AİLE BOYU HAPSETTİLER
Oğlu PKK’li Kenan Yıldızbakan’ın Antalya’dan Hatay’a geçmek istediği sırada Mersin’de yakalanması ardından aile Türkiye’nin gündemine oturdu. Oğulları Kenan’ın yakalanmasının hemen ardından Dörtyol Cumhuriyet Savcılığı kararı ile Yıldızbakan, eşi Nazire, oğlu Lütfi, gelini Nuray, kayınbiraderi Nevzat Topalel ve yakınları Feride Arbuz ile birlikte gözaltına alındı. Tüm ailenin gözaltına alındığı sırada evde bulunan 4 yaşındaki torunu ise, bir başına evde bırakılarak ailesinin yanına almasına dahi izin verilmedi. Alelacele yapılan yargılama sonrası gözaltına alınan tüm aile fertleri ortada tek somut delil olmamasına rağmen “Örgüte yardım ve yataklık” suçlaması ile tutuklanarak cezaevine gönderildi.

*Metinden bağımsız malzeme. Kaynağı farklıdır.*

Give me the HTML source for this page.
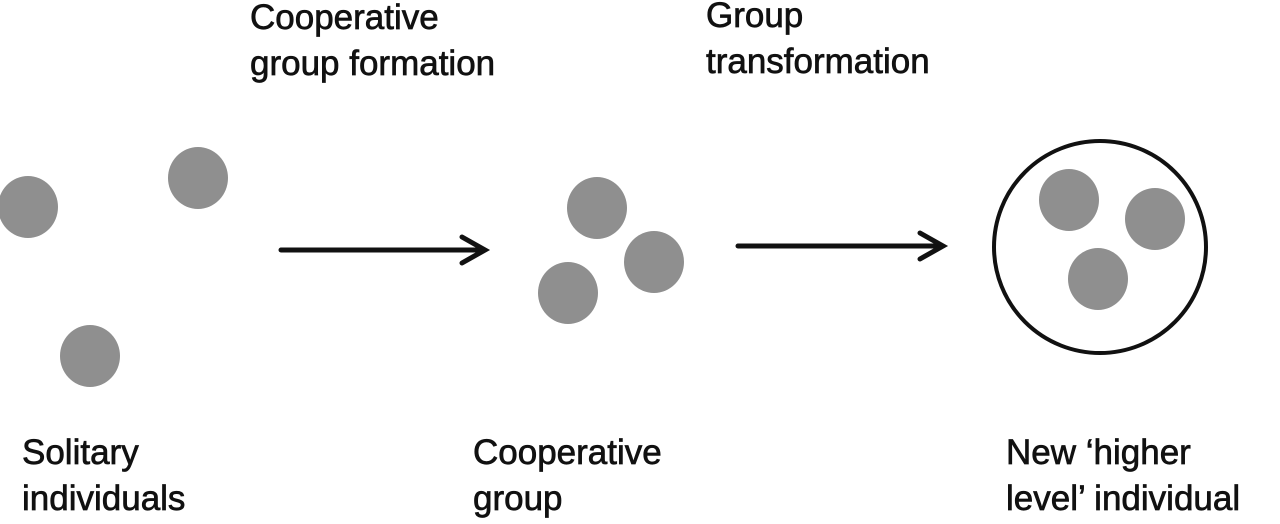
<!DOCTYPE html>
<html><head><style>
body{margin:0;width:1280px;height:524px;background:#fff;overflow:hidden;position:relative;font-family:"Liberation Sans",sans-serif;color:#111}
.t{position:absolute;font-size:35px;line-height:46px;white-space:nowrap;-webkit-text-stroke:0.7px #111}
svg{position:absolute;left:0;top:0}
</style></head><body>
<svg width="1280" height="524">
<g fill="#8f8f8f">
<ellipse cx="28" cy="207" rx="30" ry="31"/>
<ellipse cx="198" cy="178" rx="30" ry="31"/>
<ellipse cx="90" cy="356" rx="30" ry="31"/>
<ellipse cx="597" cy="208" rx="30" ry="31"/>
<ellipse cx="654" cy="262" rx="30" ry="31"/>
<ellipse cx="568" cy="293" rx="30" ry="31"/>
<ellipse cx="1069" cy="200" rx="30" ry="31"/>
<ellipse cx="1155" cy="219" rx="30" ry="31"/>
<ellipse cx="1098" cy="279" rx="30" ry="31"/>
</g>
<circle cx="1100" cy="247" r="106" fill="none" stroke="#111" stroke-width="4"/>
<g stroke="#111" stroke-width="5" fill="none" stroke-linecap="round">
<line x1="281" y1="250" x2="484" y2="250"/>
<polyline points="462,237 485,250 462,263"/>
<line x1="738" y1="246" x2="942" y2="246"/>
<polyline points="920,233 943,246 920,259"/>
</g>
</svg>
<div class="t" style="left:250px;top:-5px">Cooperative<br>group formation</div>
<div class="t" style="left:706px;top:-7px">Group<br>transformation</div>
<div class="t" style="left:22px;top:430px">Solitary<br>individuals</div>
<div class="t" style="left:473px;top:430px">Cooperative<br>group</div>
<div class="t" style="left:1006px;top:430px">New ‘higher<br>level’ individual</div>
</body></html>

‘KÜRT HALKINA GÖZDAĞI VERİLMEK İSTENDİ’
Aile boyu tutuklanmaları ardından yıllar süren cezaevi süreci ile birlikte ailenin dışarda kalan diğer fertleri de yoğun baskı altında yaşadı. Halen eşi Nazire, oğlu Kenan ve Lütfi Yıldızbakan ile kayınbiraderi Nevzat Topalel cezaevinde tutuluyor. Yıldızbakan’ın hem Dörtyol’da çalışma arkadaşı hem de cezaevi arkadaşı Halil Altun, “Devlet Yıldızbakan ailesi ile aslında başta Dörtyol özelinde olmak üzere Türkiye’de yaşayan tüm Kürtlere gözdağı vermeyi amaçladı. Henüz o yıllarda çocukları gerillada olan ailelere ‘sizi de çocuklarınız ile birlikte cezaevine atarız. Öldürürüz’ mesajı verilmek istendi. Halbuki Mehmet arkadaş ve ailesinin, Kenan’ın ailesi olması dışında bir suç ya da delil yoktu” dedi.

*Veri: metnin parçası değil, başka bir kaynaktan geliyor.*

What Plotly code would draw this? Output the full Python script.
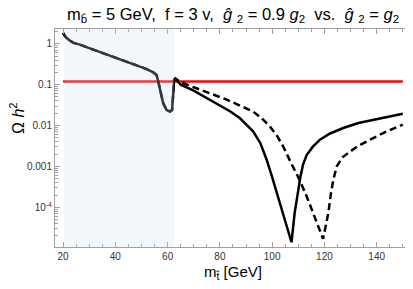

YAŞAMI İLE BASKI VE KATLİAMLARA CEVAP VERDİ’
Yıldızbakan’ın tutuklanmadan önce de rahatsız olduğunu hatırlatan Altun, cezaevinde de sağlık sorununu dert etmeyen ve aksine diğer tutuklulara moral veren biri olduğunu ifade etti. Yıldızbakan’ın hastalığının ilerlemesi ardından cezaevinde gözlerinde de görme kaybı yaşamaya başladığını söyleyen Altun, Yıldızbakan’ı içerde de dışarda da “Tam bir yoldaştı” ifadeleri ile anlattı. Yıldızbakan’ın hastalığına rağmen her zaman kendisine hastalığının iradesini teslim almasına izin vermeyeceğini söylediğini belirten Altun, Yıldızbakan’ın yaşamı ile Kürt halkının üzerinde baskı kurmak isteyenlere, cevap verdiğini ifade etti.
‘İSLAMİ KİMLİĞİ İLE BİLİNEN BİR DEMOKRATTI, HER ZAMAN DİK DURDU’

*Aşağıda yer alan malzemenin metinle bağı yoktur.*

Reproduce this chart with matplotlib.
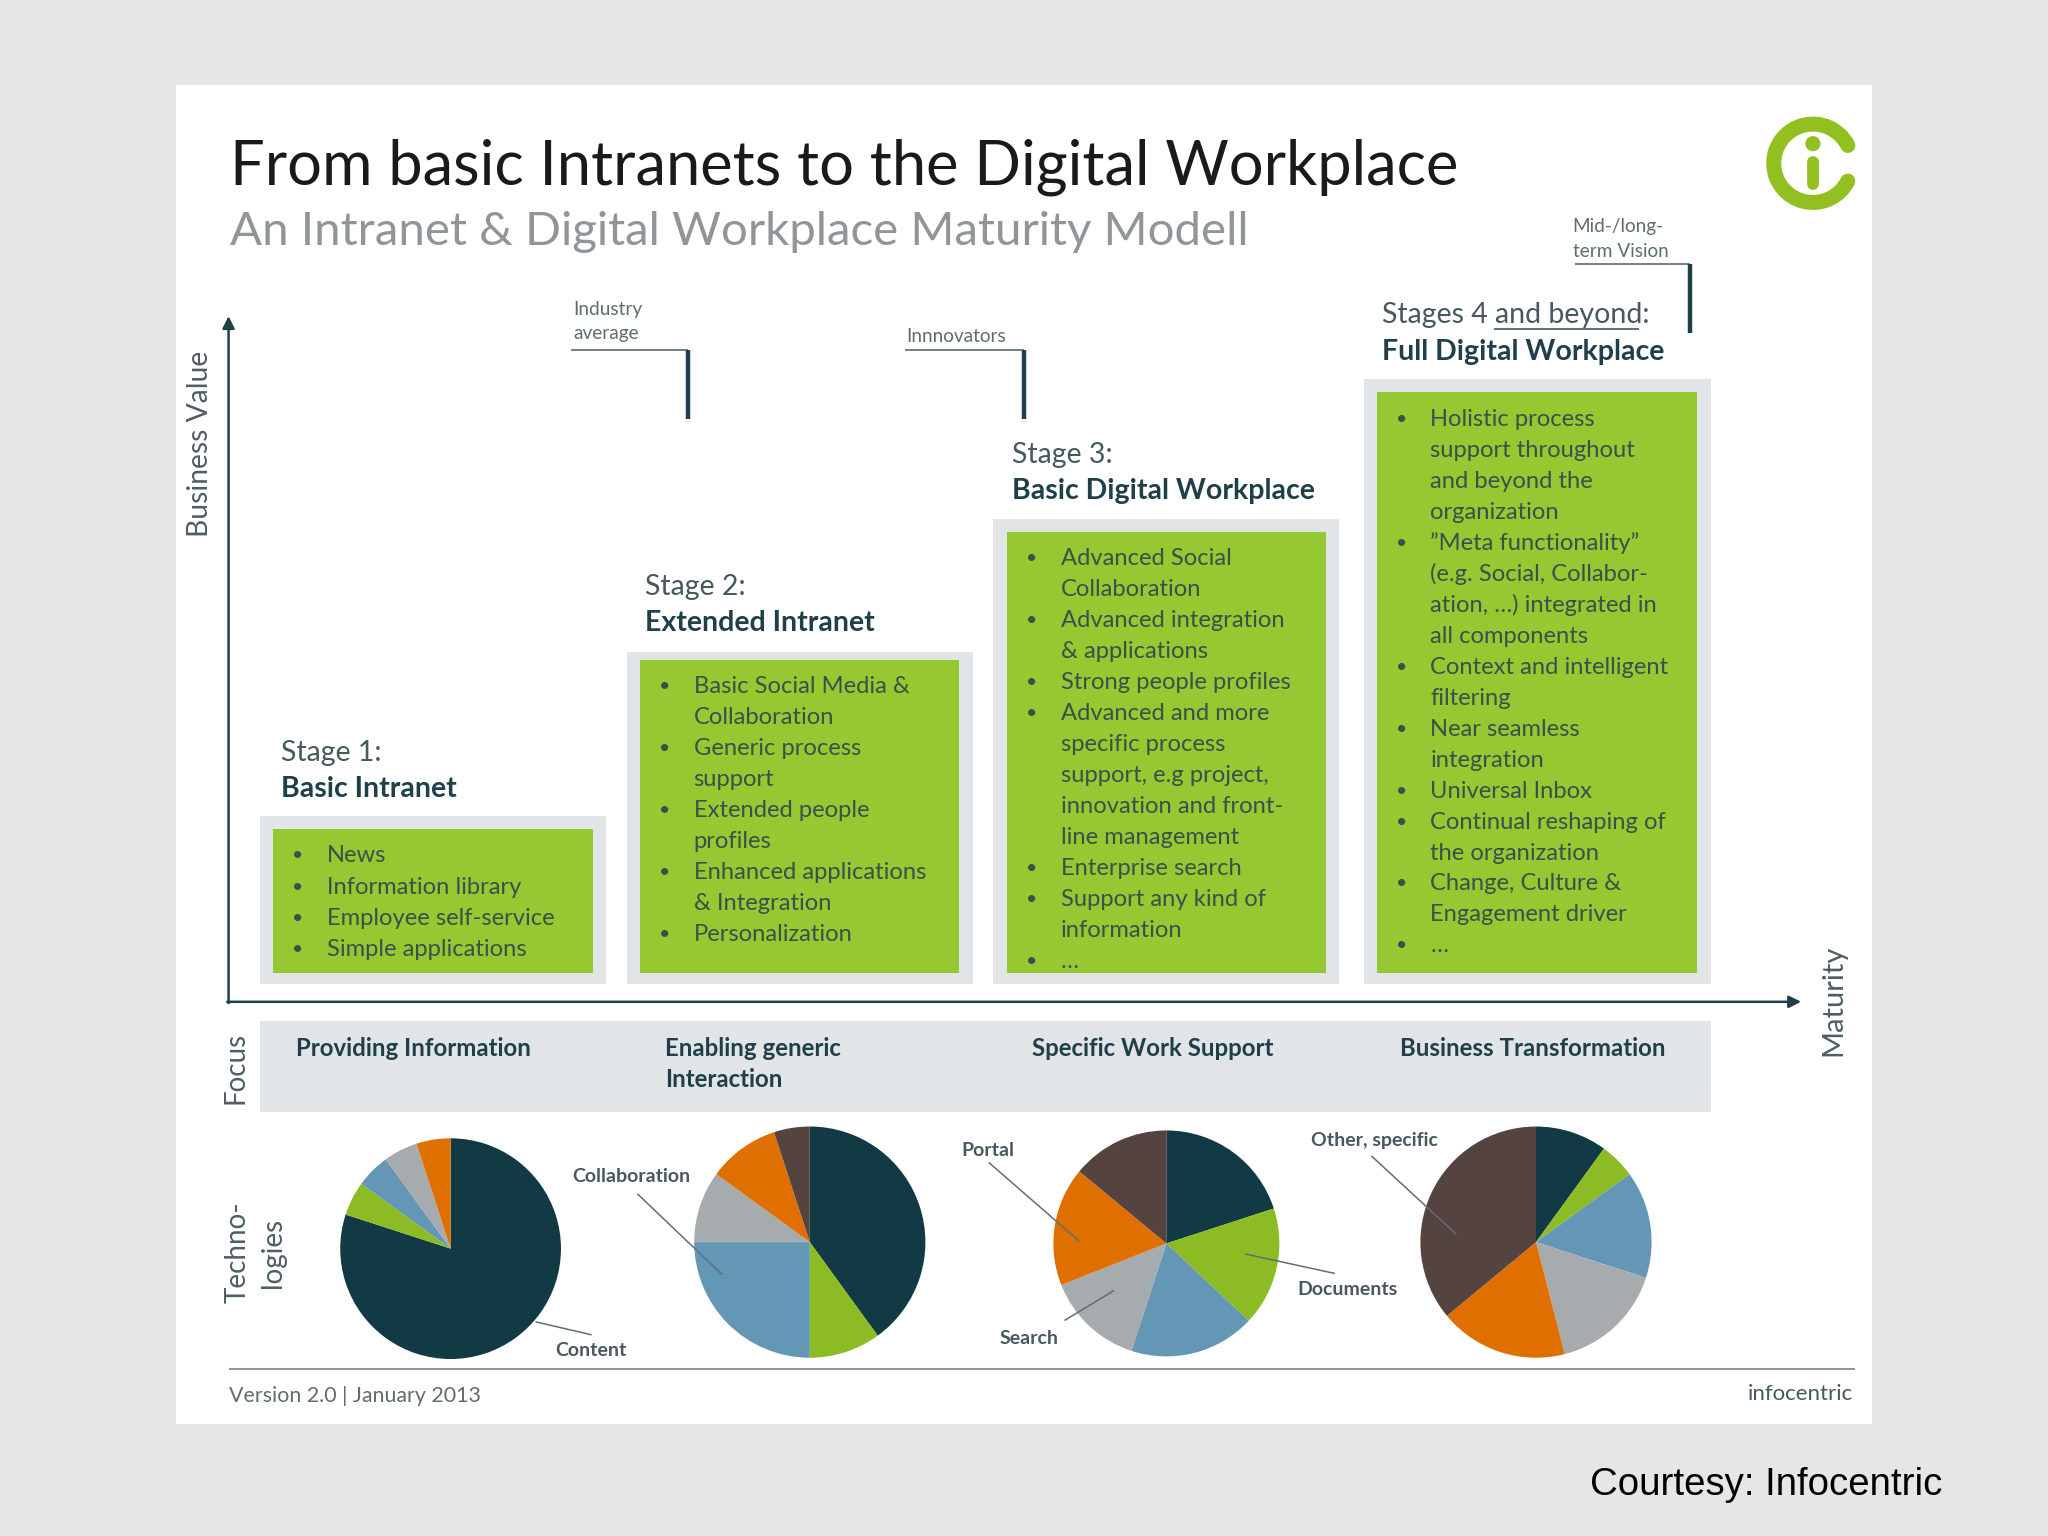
import matplotlib
matplotlib.use("Agg")
import matplotlib.pyplot as plt
from matplotlib.patches import Rectangle, Arc, Circle

plt.rcParams['font.family'] = ['Lato', 'DejaVu Sans']

TITLE = "From basic Intranets to the Digital Workplace"
SUBTITLE = "An Intranet & Digital Workplace Maturity Modell"
stage_heads = ["Stage 1:", "Stage 2:", "Stage 3:", "Stages 4 and beyond:"]
stage_names = ["Basic Intranet", "Extended Intranet", "Basic Digital Workplace", "Full Digital Workplace"]
stage1_items = [("•", "News"), ("•", "Information library"), ("•", "Employee self-service"), ("•", "Simple applications")]
stage2_items = [("•", "Basic Social Media &"), ("", "Collaboration"), ("•", "Generic process"), ("", "support"),
                ("•", "Extended people"), ("", "profiles"), ("•", "Enhanced applications"), ("", "& Integration"),
                ("•", "Personalization")]
stage3_items = [("•", "Advanced Social"), ("", "Collaboration"), ("•", "Advanced integration"), ("", "& applications"),
                ("•", "Strong people profiles"), ("•", "Advanced and more"), ("", "specific process"),
                ("", "support, e.g project,"), ("", "innovation and front-"), ("", "line management"),
                ("•", "Enterprise search"), ("•", "Support any kind of"), ("", "information"), ("•", "…")]
stage4_items = [("•", "Holistic process"), ("", "support throughout"), ("", "and beyond the"), ("", "organization"),
                ("•", "”Meta functionality”"), ("", "(e.g. Social, Collabor-"), ("", "ation, …) integrated in"),
                ("", "all components"), ("•", "Context and intelligent"), ("", "filtering"), ("•", "Near seamless"),
                ("", "integration"), ("•", "Universal Inbox"), ("•", "Continual reshaping of"), ("", "the organization"),
                ("•", "Change, Culture &"), ("", "Engagement driver"), ("•", "…")]
focus_labels = [["Providing Information"], ["Enabling generic", "Interaction"], ["Specific Work Support"], ["Business Transformation"]]
pie_1 = [80, 5, 5, 5, 5, 0]
pie_2 = [40, 10, 25, 10, 10, 5]
pie_3 = [20, 17, 18, 14, 17, 14]
pie_4 = [10, 5, 15, 16, 18, 36]
pie_colors = ["#123A44", "#8DBB24", "#6397B5", "#A6ABAE", "#DF7000", "#54433F"]

DARK = "#1F4048"
TXT = "#4C5F65"
BOXTXT = "#35534A"
GREEN = "#96C832"
PALE = "#E2E5E7"

fig = plt.figure(figsize=(20.48, 15.36), dpi=100, facecolor="#E6E6E6")
ax = fig.add_axes([0, 0, 1, 1])

def rect(x0, y0, x1, y1, c, z=1):
    ax.add_patch(Rectangle((x0, y0), x1 - x0, y1 - y0, fc=c, ec="none", zorder=z))

def line(xs, ys, c=DARK, lw=1.5, z=6):
    ax.plot(xs, ys, color=c, lw=lw, zorder=z, solid_capstyle="butt")

def txt(x, y, s, size, c=TXT, weight="normal", **kw):
    kw.setdefault("ha", "left")
    kw.setdefault("va", "center")
    ax.text(x, y, s, fontsize=size, color=c, fontweight=weight, zorder=7, **kw)

DY = 1.3  # baseline correction for horizontal text
rect(135, 65, 1433, 1090, "white", 0.5)

# Title
txt(176, 128, TITLE, 44.2, c="#1A1A1A")
txt(176, 177.5, SUBTITLE, 34.1, c="#8F9598")

# Logo
LOGO = "#92C020"
ax.add_patch(Arc((1388, 125), 60, 60, theta1=27, theta2=333, lw=10.8, color=LOGO, capstyle="round", zorder=6))
ax.add_patch(Circle((1388, 110), 5.8, fc=LOGO, ec="none", zorder=6))
ax.plot([1388, 1388], [124, 141], color=LOGO, lw=8.5, solid_capstyle="round", zorder=6)

# Axes arrows
ax.annotate("", xy=(175, 242), xytext=(175, 768),
            arrowprops=dict(arrowstyle="-|>", color=DARK, lw=1.8, mutation_scale=18, shrinkA=0, shrinkB=0), zorder=6)
ax.annotate("", xy=(1379, 767), xytext=(174, 767),
            arrowprops=dict(arrowstyle="-|>", color=DARK, lw=1.8, mutation_scale=18, shrinkA=0, shrinkB=0), zorder=6)
txt(153, 340, "Business Value", 20.3, rotation=90, ha="center", rotation_mode="anchor")
txt(1404, 766, "Maturity", 21, rotation=90, ha="center", rotation_mode="anchor")

# Stage boxes
outers = [(199, 625, 464, 753), (480, 499, 745, 753), (760, 397, 1025, 753), (1044, 290, 1310, 753)]
inners = [(209, 635, 454, 745), (490, 505, 734, 745), (771, 407, 1015, 745), (1054, 300, 1299, 745)]
starts = [654, 524, 426, 320]
steps = [24.0, 23.8, 23.77, 23.7]
heads_y = [575, 448, 347, 240]
names_y = [603, 476, 375, 268]
heads_x = [215, 494, 775, 1058]
for i, items in enumerate([stage1_items, stage2_items, stage3_items, stage4_items]):
    rect(*outers[i], PALE, 1)
    rect(*inners[i], GREEN, 2)
    gx = inners[i][0]
    for k, (b, t) in enumerate(items):
        y = starts[i] + k * steps[i] + DY
        if b:
            txt(gx + 19, y, b, 14, c=BOXTXT, ha="center")
        txt(gx + 41, y, t, 17.1, c=BOXTXT)
    txt(heads_x[i], heads_y[i] + DY, stage_heads[i], 20.5, c="#46595F")
    txt(heads_x[i], names_y[i] + DY, stage_names[i], 20.5, c=DARK, weight="bold")
line([1144, 1255], [252, 252], c="#46595F", lw=1.2)

# Annotation brackets
NOTE = "#5F6C70"
txt(439, 236 + DY, "Industry", 13.7, c=NOTE)
txt(439, 254 + DY, "average", 13.7, c=NOTE)
line([437, 527], [268, 268], lw=1.2, c="#5A6A70")
line([527, 527], [268, 321], lw=3.2)
txt(694, 256 + DY, "Innnovators", 13.7, c=NOTE)
line([693, 784], [268, 268], lw=1.2, c="#5A6A70")
line([784, 784], [268, 321], lw=3.2)
txt(1204, 172 + DY, "Mid-/long-", 13.7, c=NOTE)
txt(1204, 191 + DY, "term Vision", 13.7, c=NOTE)
line([1206, 1294], [202, 202], lw=1.2, c="#5A6A70")
line([1294, 1294], [202, 255], lw=3.2)

# Focus band
rect(199, 782, 1310, 851, PALE, 1)
txt(180, 818, "Focus", 20, rotation=90, ha="center", rotation_mode="anchor")
focus_x = [227, 509, 790, 1072]
for x, rows in zip(focus_x, focus_labels):
    for k, s in enumerate(rows):
        txt(x, 802.5 + 24 * k, s, 17.3, c=DARK, weight="bold")

txt(182, 959, "Techno-", 20, rotation=90, ha="center", rotation_mode="anchor")
txt(209, 959, "logies", 20, rotation=90, ha="center", rotation_mode="anchor")

# Pies
centers = [(345, 956), (620, 951), (893, 952), (1176, 951)]
radii = [84.5, 88.5, 86.5, 88.5]
for vals, c, r in zip([pie_1, pie_2, pie_3, pie_4], centers, radii):
    ax.pie(vals, colors=pie_colors, center=c, radius=r, startangle=-90, counterclock=True,
           frame=True, wedgeprops=dict(linewidth=0))

# Pie labels and leaders
for (xs, ys) in [([410, 453], [1012, 1022]), ([488, 553], [914, 976]), ([757, 826], [890, 950]),
                 ([953, 1022], [960, 975]), ([815, 853], [1011, 988]), ([1050, 1115], [885, 945])]:
    line(xs, ys, c="#5F6F75", lw=1.1)
for x, y, s in [(425, 1034, "Content"), (438, 901, "Collaboration"), (736, 881, "Portal"),
                (993, 987, "Documents"), (765, 1025, "Search"), (1004, 873, "Other, specific")]:
    txt(x, y, s, 14, c="#46595F", weight="bold")

# Footer
line([175, 1420], [1048, 1048], c="#8E9498", lw=1.5)
txt(175, 1069, "Version 2.0 | January 2013", 15.4, c=NOTE)
txt(1419, 1067, "infocentric", 16, c="#46595F", ha="right")
ax.text(1487, 1137, "Courtesy: Infocentric", fontsize=27.6, color="black", ha="right", va="center",
        family=["Liberation Sans", "DejaVu Sans"], zorder=7)

ax.set_xlim(0, 1568)
ax.set_ylim(1176, 0)
ax.set_aspect("auto")
ax.axis("off")
fig.savefig("out.png", dpi=100, facecolor=fig.get_facecolor())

Yıldızbakan’ı tanıyan ve yıllarca birlikte mücadele eden Turan Süzen de, 90’lı yıllardan bu yana tanıdığı Yıldızbakan’ı anlatmaya kelimelerinin yetmeyeceğini ifade ederken, boğazı düğümlenerek, “Mehmet abi 90’lı yıllardan bu yana tanıdığım biriydi. Uzun zaman sonra cezaevinden çıkacak diye seviniyorduk. Bize yol gösterecek bir abimiz gelecek diye. Ama tabutla gönderdiler bize” diye konuştu. Yıldızbakan’ın Dörtyol’un yanı sıra İskenderun, Arsuz ve Erzin gibi ilçelerde de sevilen bilinen bir isim olduğunu belirten Süzen, “Mehmet abi İslami kimliği ile bilinen demokrat bir insandı. Esnaftı aynı zamanda. Her kesimden insanlarla muhabbeti vardı ve saygı duyulan biriydi. Kimseyi kırmazdı. 90’lı yıllarda cezaevinde kaldı. Ama yine de vazgeçmedi davasından. Cezaevinde de açık görüşte gördüğüm zamanlar oldu. Örnek oluyordu diğer arkadaşlara her zaman” diye konuştu.
Aile boyu cezaevine atılmalarına rağmen Yıldızbakan’ın hiçbir zaman taviz vermediğini belirten Süzen, Yıldızbakan’ı “Mehmet abi her zaman dik durdu. Dik duruşu ile kendini gösterdi. Kimseye boyun eğmedi. Çok değerli bir insan olarak yaşadı” sözleriyle anlattı.